**PROBLEM TO WORK ON**: Repeat the data below exactly, dropping any pictures it holds.

**DATA EXCERPT**:
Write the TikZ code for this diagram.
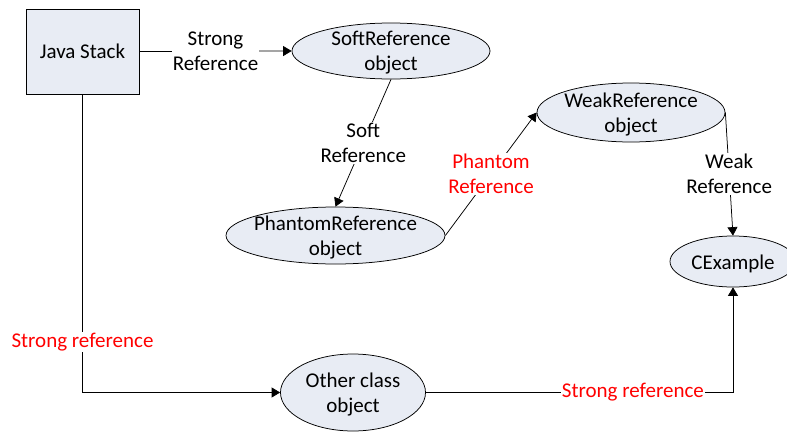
\documentclass[tikz,border=0pt]{standalone}
\usepackage{fontspec}
\setmainfont{Carlito}
\usetikzlibrary{arrows.meta,shapes.geometric}
\definecolor{objfill}{RGB}{232,236,244}
\definecolor{refred}{RGB}{255,0,0}
\tikzset{
  base/.style={font=\fontsize{21}{25}\selectfont},
  stackbox/.style={draw=black, fill=objfill, line width=0.75pt, minimum width=113pt, minimum height=85pt, inner sep=0pt, base},
  obj/.style={ellipse, draw=black, fill=objfill, line width=0.75pt, inner sep=0pt},
  objtext/.style={base, align=center, inner sep=0pt, yshift=-2pt},
  conn/.style={line width=0.75pt, draw=black},
  arr/.style={conn, -{Triangle[length=8.5pt,width=10pt]}},
  lbl/.style={base, align=center, fill=white, inner sep=1pt},
  redlbl/.style={lbl, text=refred},
}
\begin{document}
\begin{tikzpicture}[x=1pt, y=-1pt]
\useasboundingbox (0,0) rectangle (787,431);

% objects
\node[stackbox] (stack) at (82.5,51.5) {Java Stack};
\node[obj, minimum width=198pt, minimum height=56pt,
      label={[objtext]center:SoftReference\\object}] (soft) at (391,51) {};
\node[obj, minimum width=219pt, minimum height=57pt,
      label={[objtext]center:PhantomReference\\object}] (phantom) at (335.5,235.5) {};
\node[obj, minimum width=188pt, minimum height=59pt,
      label={[objtext]center:WeakReference\\object}] (weak) at (631,112.5) {};
\node[obj, minimum width=126pt, minimum height=51pt,
      label={[objtext]center:CExample}] (cex) at (733,261.5) {};
\node[obj, minimum width=145pt, minimum height=77pt,
      label={[objtext]center:Other class\\object}] (other) at (353,392.5) {};

% references
\draw[arr] (stack.east) -- node[lbl] {Strong\\Reference} (soft.west);
\draw[arr] (soft.south) -- node[lbl] {Soft\\Reference} (phantom.north);
\draw[arr] (phantom.east) -- node[redlbl] {Phantom\\Reference} (weak.west);
\draw[arr] (weak.east) -- node[lbl] {Weak\\Reference} (cex.north);
\draw[arr] (stack.south) -- node[redlbl, pos=0.83] {Strong reference}
      (stack.south |- other.west) -- (other.west);
\draw[arr] (other.east) -- node[redlbl, pos=0.674] {Strong reference}
      (other.east -| cex.south) -- (cex.south);
\end{tikzpicture}
\end{document}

**THE RESPONSE**:
Write the TikZ code for this diagram.
\documentclass[tikz,border=0pt]{standalone}
\usepackage{fontspec}
\setmainfont{Carlito}
\usetikzlibrary{arrows.meta,shapes.geometric}
\definecolor{objfill}{RGB}{232,236,244}
\definecolor{refred}{RGB}{255,0,0}
\tikzset{
  base/.style={font=\fontsize{21}{25}\selectfont},
  stackbox/.style={draw=black, fill=objfill, line width=0.75pt, minimum width=113pt, minimum height=85pt, inner sep=0pt, base},
  obj/.style={ellipse, draw=black, fill=objfill, line width=0.75pt, inner sep=0pt},
  objtext/.style={base, align=center, inner sep=0pt, yshift=-2pt},
  conn/.style={line width=0.75pt, draw=black},
  arr/.style={conn, -{Triangle[length=8.5pt,width=10pt]}},
  lbl/.style={base, align=center, fill=white, inner sep=1pt},
  redlbl/.style={lbl, text=refred},
}
\begin{document}
\begin{tikzpicture}[x=1pt, y=-1pt]
\useasboundingbox (0,0) rectangle (787,431);

% objects
\node[stackbox] (stack) at (82.5,51.5) {Java Stack};
\node[obj, minimum width=198pt, minimum height=56pt,
      label={[objtext]center:SoftReference\\object}] (soft) at (391,51) {};
\node[obj, minimum width=219pt, minimum height=57pt,
      label={[objtext]center:PhantomReference\\object}] (phantom) at (335.5,235.5) {};
\node[obj, minimum width=188pt, minimum height=59pt,
      label={[objtext]center:WeakReference\\object}] (weak) at (631,112.5) {};
\node[obj, minimum width=126pt, minimum height=51pt,
      label={[objtext]center:CExample}] (cex) at (733,261.5) {};
\node[obj, minimum width=145pt, minimum height=77pt,
      label={[objtext]center:Other class\\object}] (other) at (353,392.5) {};

% references
\draw[arr] (stack.east) -- node[lbl] {Strong\\Reference} (soft.west);
\draw[arr] (soft.south) -- node[lbl] {Soft\\Reference} (phantom.north);
\draw[arr] (phantom.east) -- node[redlbl] {Phantom\\Reference} (weak.west);
\draw[arr] (weak.east) -- node[lbl] {Weak\\Reference} (cex.north);
\draw[arr] (stack.south) -- node[redlbl, pos=0.83] {Strong reference}
      (stack.south |- other.west) -- (other.west);
\draw[arr] (other.east) -- node[redlbl, pos=0.674] {Strong reference}
      (other.east -| cex.south) -- (cex.south);
\end{tikzpicture}
\end{document}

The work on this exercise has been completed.